Of the many issues facing Arizona today, homelessness is one that refuses to be resolved. In the last three years, Arizona’s homeless rate increased 23.4 percent—one of the largest increases in the United States.
Complicating this issue is that, despite the label, homelessness is not as simple as not having a home. A health sciences researcher at NAU is tackling some of the contributing factors as part of a U.S. Department of Housing and Urban Development (HUD) project aimed at eliminating homelessness and saving lives.
Principal investigator Sara Shuman, assistant clinical professor in NAU’s Department of Health Sciences, was awarded $726,306 through the HUD Grants for University-Nonprofit Partnerships Supporting Community-Engagement program.
Shuman’s work will describe statewide encampment resolution strategies, document the needs and experiences of people living in encampments, evaluate three encampment resolution strategies in distinct Arizona regions and disseminate findings to local nonprofits and governments who are addressing homelessness in Yuma, Pima and Maricopa counties.
“Having housing that is safe, secure and affordable is a huge determinant of whether you’re healthy or not,” Shuman said. As a professor and a researcher, she focuses on health equity, the concept that everyone, no matter their circumstances, deserves to be healthy.
Understanding the unhoused population in Arizona
Estimates from point-in-time counts in Arizona indicate that more than 13,000 individuals experience homelessness on any given night. More than half (59 percent) of people experiencing homelessness in Arizona are unsheltered, residing in a place not intended for human habitation such as the street or a car, while the remainder may be in temporary housing or shelters.
People experiencing homelessness have a multitude of physical and mental health inequities compared to stably housed individuals, including increased susceptibility to infectious disease and higher rates of chronic disease, serious mental illness, substance use disorders and overall mortality.
Shuman will lead a team of researchers in collecting information on the homeless population in Arizona. Specifically, the grant will focus on documenting and evaluating encampment resolution strategies in Maricopa, Pima and Yuma counties.
“We plan not only to evaluate what’s happening but also listen to the voices of people who are homeless in encampments and what services would be most useful to them.”
The research team will include people experiencing homelessness or who have recently experienced homelessness to help with data collection. They also hope to find positive ways to help people transition instead of “sweeping” or “clearing” homeless encampments—which does not result in sustainable transitions out of homelessness and can be traumatic for those living in the encampments.
“We’re trying to understand what is and is not a humane practice, what does or does not promote health, what does or doesn’t work,” Shuman said.
Why homelessness is on the rise—and why it matters
Arizona is in a housing crisis; anyone who’s tried to rent or buy knows that. There are, quite simply, not enough safe and affordable places to live for everyone residing in Arizona That has only increased since the COVID-19 pandemic.

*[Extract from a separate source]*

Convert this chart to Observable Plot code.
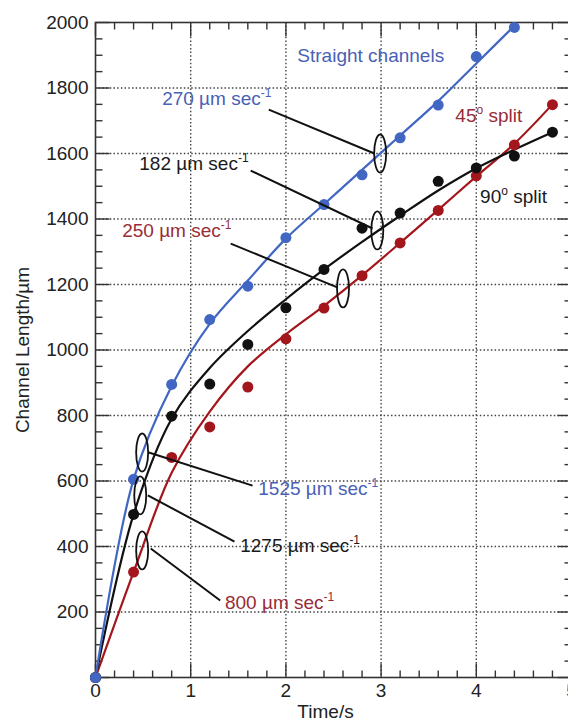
<!DOCTYPE html>
<html><head><meta charset="utf-8">
<script src="https://cdn.jsdelivr.net/npm/d3@7"></script>
<script src="https://cdn.jsdelivr.net/npm/@observablehq/plot@0.6"></script>
<style>body{margin:0;background:#fff;}</style>
</head><body><div id="chart"></div>
<script>
// ---- data ----
const times = [0, 0.4, 0.8, 1.2, 1.6, 2.0, 2.4, 2.8, 3.2, 3.6, 4.0, 4.4, 4.8];
const straightPts = [0, 605, 895, 1093, 1195, 1343, 1444, 1535, 1648, 1748, 1896, 1985];
const split90Pts  = [0, 498, 798, 896, 1017, 1129, 1246, 1372, 1418, 1515, 1556, 1592, 1665];
const split45Pts  = [0, 322, 672, 765, 887, 1034, 1128, 1227, 1327, 1426, 1532, 1626, 1749];

// fitted curves
const straightFit = [0, 605, 890, 1080, 1212, 1340, 1445, 1550, 1655, 1760, 1875, 1990];
const split90Fit  = [0, 498, 790, 945, 1058, 1155, 1246, 1330, 1410, 1487, 1555, 1612, 1665];
const split45Fit  = [0, 322, 625, 812, 950, 1048, 1135, 1228, 1327, 1428, 1530, 1630, 1750];

const xTickLabels = [0, 1, 2, 3, 4, 5];
const yTickLabels = [200, 400, 600, 800, 1000, 1200, 1400, 1600, 1800, 2000];

// annotations: text, anchor (time, length), series
const noteText   = ["Straight channels", "270 µm sec{-1}", "182 µm sec{-1}", "250 µm sec{-1}", "45{o} split", "90{o} split", "1525 µm sec{-1}", "1275 µm sec{-1}", "800 µm sec{-1}"];
const noteT      = [2.12, 0.70, 0.46, 0.28, 3.78, 4.04, 1.71, 1.52, 1.36];
const noteL      = [1899, 1768, 1569, 1365, 1716, 1466, 577, 403, 229];
const noteSeries = ["straight", "straight", "split90", "split45", "split45", "split90", "straight", "split90", "split45"];

// velocity markers: ellipse centre and leader line (from -> to)
const markT  = [2.99, 2.96, 2.60, 0.49, 0.47, 0.49];
const markL  = [1600, 1365, 1188, 687, 556, 388];
const leadT1 = [1.82, 1.63, 1.42, 0.56, 0.55, 0.58];
const leadL1 = [1734, 1548, 1325, 687, 556, 394];
const leadT2 = [2.93, 2.91, 2.54, 1.65, 1.46, 1.31];
const leadL2 = [1600, 1371, 1191, 586, 415, 235];

// ---- build tables ----
const colors = {straight: "#4267c3", split90: "#111111", split45: "#a3161c"};
const textColors = {straight: "#4a5fb6", split90: "#1a1a1a", split45: "#982c38"};
const toRows = (vals, series) => vals.map((v, i) => ({t: times[i], L: v, series}));
const pts = [...toRows(split45Pts, "split45"), ...toRows(split90Pts, "split90"), ...toRows(straightPts, "straight")];
const fits = [...toRows(split45Fit, "split45"), ...toRows(split90Fit, "split90"), ...toRows(straightFit, "straight")];
const notes = noteText.map((text, i) => ({text, t: noteT[i], L: noteL[i], series: noteSeries[i]}));
const marks = markT.map((t, i) => ({t, L: markL[i], t1: leadT1[i], L1: leadL1[i], t2: leadT2[i], L2: leadL2[i]}));

const xMajor = d3.range(0, 5.001, 1);
const xMinor = d3.range(0, 5.001, 0.2).filter(v => Math.abs(v - Math.round(v)) > 1e-6);
const yMajor = d3.range(0, 2001, 200);
const yMinor = d3.range(0, 2001, 50).filter(v => v % 200 !== 0);

// custom symbols
const tickSym = (dx, dy) => ({draw(ctx) { ctx.moveTo(0, 0); ctx.lineTo(dx, dy); }});
const ellipseSym = (rx, ry) => ({draw(ctx) {
  const k = 0.5523;
  ctx.moveTo(0, -ry);
  ctx.bezierCurveTo(k * rx, -ry, rx, -k * ry, rx, 0);
  ctx.bezierCurveTo(rx, k * ry, k * rx, ry, 0, ry);
  ctx.bezierCurveTo(-k * rx, ry, -rx, k * ry, -rx, 0);
  ctx.bezierCurveTo(-rx, -k * ry, -k * rx, -ry, 0, -ry);
  ctx.closePath();
}});

const axisColor = "#333";
const tickStyle = {fill: "none", stroke: axisColor, strokeWidth: 1.4};
const gridStyle = {stroke: "#444", strokeWidth: 1.4, strokeDasharray: "1.5 2.2"};

const chart = Plot.plot({
  width: 568, height: 727,
  marginLeft: 95, marginRight: -3, marginTop: 22, marginBottom: 50,
  style: {fontFamily: "'Liberation Sans', Arial, Helvetica, sans-serif", fontSize: "19px", background: "#fff"},
  x: {domain: [0, 5]},
  y: {domain: [0, 2000]},
  marks: [
    Plot.ruleX([1, 2, 3, 4], gridStyle),
    Plot.ruleY(yTickLabels.filter(v => v < 2000), gridStyle),
    Plot.frame({stroke: axisColor, strokeWidth: 1.6}),
    // inward ticks
    Plot.dot(xMinor, {x: d => d, frameAnchor: "bottom", symbol: tickSym(0, -7), ...tickStyle}),
    Plot.dot(xMajor, {x: d => d, frameAnchor: "bottom", symbol: tickSym(0, -14), ...tickStyle}),
    Plot.dot(xMinor, {x: d => d, frameAnchor: "top", symbol: tickSym(0, 7), ...tickStyle}),
    Plot.dot(xMajor, {x: d => d, frameAnchor: "top", symbol: tickSym(0, 14), ...tickStyle}),
    Plot.dot(yMinor, {y: d => d, frameAnchor: "left", symbol: tickSym(7, 0), ...tickStyle}),
    Plot.dot(yMajor, {y: d => d, frameAnchor: "left", symbol: tickSym(14, 0), ...tickStyle}),
    Plot.dot(yMinor, {y: d => d, frameAnchor: "right", symbol: tickSym(-7, 0), ...tickStyle}),
    Plot.dot(yMajor, {y: d => d, frameAnchor: "right", symbol: tickSym(-14, 0), ...tickStyle}),
    // tick labels
    Plot.axisX({ticks: xTickLabels, tickSize: 0, tickPadding: 6, tickFormat: d3.format("d"), fontSize: 19, fill: "#222", label: null}),
    Plot.axisY({ticks: yTickLabels, tickSize: 0, tickPadding: 7, tickFormat: d3.format("d"), fontSize: 19, fill: "#222", label: null}),
    // axis titles
    Plot.text(["Channel Length/µm"], {frameAnchor: "left", dx: -73, rotate: -90, textAnchor: "middle", fontSize: 19, fill: "#222"}),
    Plot.text(["Time/s"], {frameAnchor: "bottom", dy: 40, dx: -8, textAnchor: "middle", fontSize: 19, fill: "#222"}),
    // fitted curves
    Plot.line(fits, {x: "t", y: "L", z: "series", stroke: d => colors[d.series], curve: "catmull-rom", strokeWidth: 2.2}),
    // data points
    Plot.dot(pts, {x: "t", y: "L", fill: d => colors[d.series], r: 5.5}),
    // leader lines and ellipses
    Plot.link(marks, {x1: "t1", y1: "L1", x2: "t2", y2: "L2", stroke: "#111", strokeWidth: 2}),
    Plot.dot(marks, {x: "t", y: "L", symbol: ellipseSym(6, 19), fill: "none", stroke: "#111", strokeWidth: 1.8}),
    // annotation text
    Plot.text(notes, {x: "t", y: "L", text: "text", fill: d => textColors[d.series], textAnchor: "start", fontSize: 19})
  ]
});

// superscripts: {…} → raised tspan
const ns = "http://www.w3.org/2000/svg";
chart.querySelectorAll("text").forEach(t => {
  const s = t.textContent;
  if (!s.includes("{")) return;
  t.textContent = "";
  let raised = false;
  s.split(/(\{[^}]*\})/).forEach(p => {
    if (!p) return;
    const ts = document.createElementNS(ns, "tspan");
    if (p.startsWith("{")) {
      ts.textContent = p.slice(1, -1);
      ts.setAttribute("font-size", "12");
      ts.setAttribute("dy", "-8");
      raised = true;
    } else {
      ts.textContent = p;
      if (raised) { ts.setAttribute("dy", "8"); raised = false; }
    }
    t.appendChild(ts);
  });
});

document.getElementById("chart").appendChild(chart);
</script>
</body></html>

That’s the first problem. But Arizona’s climate and terrain also pose unique challenges to people experiencing unsheltered homelessness. From frigid temperatures in Flagstaff to record-breaking heat in Phoenix, understanding how to effectively reduce unsheltered homelessness is key to improving health equity and keeping people safe. In Maricopa County, which includes the Phoenix metro area, deaths among people experiencing homelessness increased 42 percent between 2021-2022 (732 deaths).

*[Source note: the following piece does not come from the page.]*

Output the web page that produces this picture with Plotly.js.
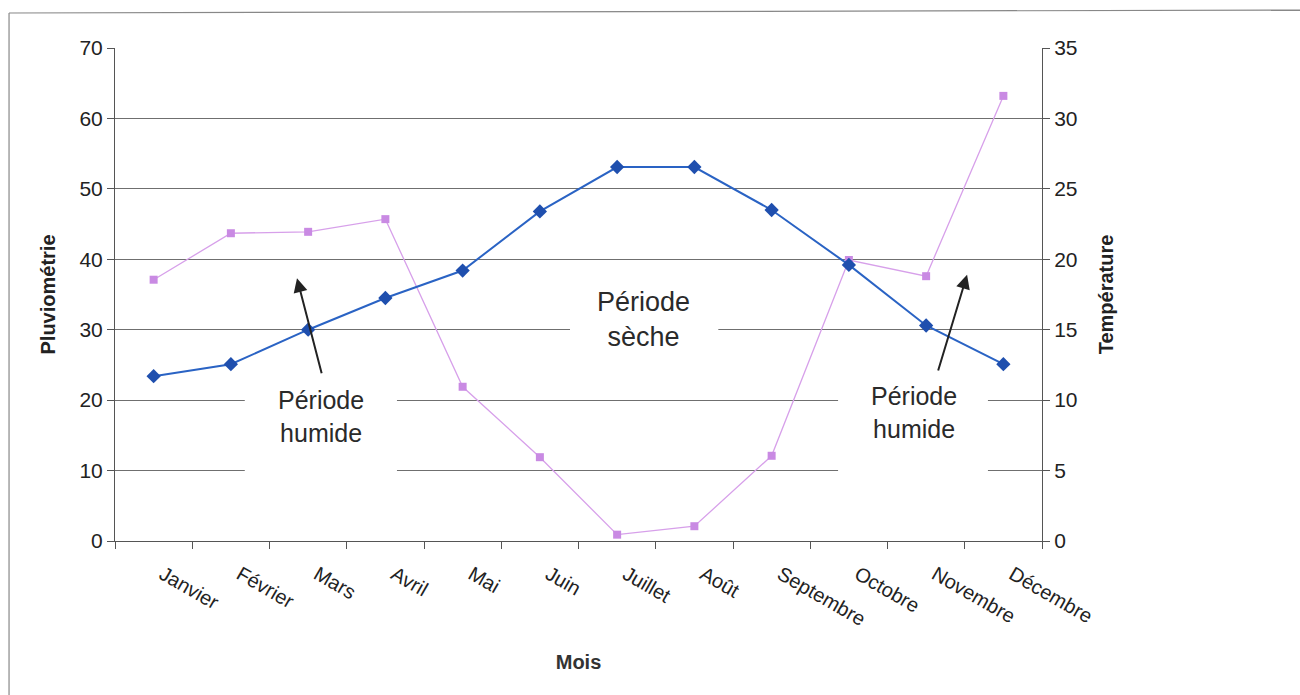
<!DOCTYPE html>
<html>
<head>
<meta charset="utf-8">
<script src="https://cdn.plot.ly/plotly-3.0.1.min.js"></script>
<style>html,body{margin:0;padding:0;background:#fff;}#chart{width:1300px;height:695px;}</style>
</head>
<body>
<div id="chart"></div>
<script>
const mois = ["Janvier","Février","Mars","Avril","Mai","Juin","Juillet","Août","Septembre","Octobre","Novembre","Décembre"];
const pluviometrie = [37.1, 43.7, 43.9, 45.7, 21.9, 11.9, 0.9, 2.1, 12.1, 39.9, 37.6, 63.2];
const temperature = [11.7, 12.55, 15.0, 17.25, 19.2, 23.4, 26.55, 26.55, 23.5, 19.6, 15.3, 12.55];
const leftTicks = [0,10,20,30,40,50,60,70];
const rightTicks = [0,5,10,15,20,25,30,35];

const font = "Liberation Sans, Arial, sans-serif";
const grid = "#6f6f6f";

const traces = [
  {x: mois, y: pluviometrie, type: "scatter", mode: "lines+markers", yaxis: "y",
   line: {color: "#d7a0ea", width: 1.3},
   marker: {symbol: "square", size: 8, color: "#c98ae3"}, cliponaxis: false},
  {x: mois, y: temperature, type: "scatter", mode: "lines+markers", yaxis: "y2",
   line: {color: "#2a63c4", width: 2},
   marker: {symbol: "diamond", size: 11, color: "#1f4fae"}, cliponaxis: false}
];

const layout = {
  width: 1300, height: 695,
  margin: {l: 115, r: 258, t: 48, b: 154},
  paper_bgcolor: "#fff", plot_bgcolor: "#fff",
  showlegend: false,
  font: {family: font, color: "#222", size: 20},
  xaxis: {
    type: "category", tickson: "boundaries", ticks: "outside", ticklen: 7, tickcolor: "#555",
    showline: true, linecolor: "#555", linewidth: 1, showgrid: false, zeroline: false,
    tickangle: 30, tickfont: {size: 20, family: font, color: "#222"},
    ticklabelshift: 9, ticklabelstandoff: 13,
    title: {text: "<b>Mois</b>", font: {size: 20, family: font, color: "#333"}, standoff: 25},
    range: [-0.5, 11.5]
  },
  yaxis: {
    range: [0, 70], tickvals: leftTicks, ticks: "outside", ticklen: 7, tickcolor: "#555",
    showline: true, linecolor: "#555", linewidth: 1, showgrid: true, gridcolor: grid, gridwidth: 1,
    zeroline: false, tickfont: {size: 21, family: font, color: "#222"},
    title: {text: "<b>Pluviométrie</b>", font: {size: 20, family: font, color: "#222"}, standoff: 18}
  },
  yaxis2: {
    range: [0, 35], tickvals: rightTicks, overlaying: "y", side: "right",
    ticks: "outside", ticklen: 7, tickcolor: "#555",
    showline: true, linecolor: "#555", linewidth: 1, showgrid: false, zeroline: false,
    tickfont: {size: 21, family: font, color: "#222"},
    title: {text: "<b>Température</b>", font: {size: 20, family: font, color: "#222"}, standoff: 22}
  },
  shapes: [
    {type: "rect", xref: "x", yref: "y", x0: 1.18, x1: 3.15, y0: 6, y1: 24, layer: "between", fillcolor: "#fff", line: {width: 0}},
    {type: "rect", xref: "x", yref: "y", x0: 5.39, x1: 7.31, y0: 26, y1: 37, layer: "between", fillcolor: "#fff", line: {width: 0}},
    {type: "rect", xref: "x", yref: "y", x0: 8.86, x1: 10.8, y0: 6, y1: 24, layer: "between", fillcolor: "#fff", line: {width: 0}},
    {type: "line", xref: "paper", yref: "paper", x0: -0.1143, x1: -0.1143, y0: 1.071, y1: -0.32, line: {color: "#888", width: 1.2}},
    {type: "line", xref: "paper", yref: "paper", x0: -0.1143, x1: 1.3, y0: 1.071, y1: 1.077, line: {color: "#888", width: 1.2}}
  ],
  annotations: [
    {xref: "x", yref: "y", x: 6.335, y: 31.4, text: "Période<br>sèche", showarrow: false,
     font: {size: 27, family: font, color: "#2a2a2a"}},
    {xref: "x", yref: "y", x: 2.17, y: 17.7, text: "Période<br>humide", showarrow: false,
     font: {size: 25, family: font, color: "#2a2a2a"}},
    {xref: "x", yref: "y", x: 9.84, y: 18.2, text: "Période<br>humide", showarrow: false,
     font: {size: 25, family: font, color: "#2a2a2a"}},
    {xref: "x", yref: "y", x: 1.856, y: 37.3, axref: "x", ayref: "y", ax: 2.18, ay: 23.6, text: "",
     showarrow: true, arrowhead: 2, arrowsize: 1.4, arrowwidth: 2, arrowcolor: "#222"},
    {xref: "x", yref: "y", x: 10.53, y: 37.8, axref: "x", ayref: "y", ax: 10.15, ay: 24.0, text: "",
     showarrow: true, arrowhead: 2, arrowsize: 1.4, arrowwidth: 2, arrowcolor: "#222"}
  ]
};

Plotly.newPlot("chart", traces, layout, {staticPlot: true, displayModeBar: false});
</script>
</body>
</html>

“Without a home, you are much more likely to die or be sick compared to people who have homes, much more likely to have untreated serious mental illness or have substance use issues for which you may like treatment but can’t access it,” Shuman said.
Her goal is to make concrete recommendations about health-promoting, respectful and humane approaches to help people who are sleeping outside get the services and housing they need.
Once research collection ends in September 2026, Shuman and her team will share the recommendations with community partners, statewide governmental groups and HUD to inform their practices in addressing unsheltered homelessness with the goal of improving the health and human rights of all members of the community, including the unhoused.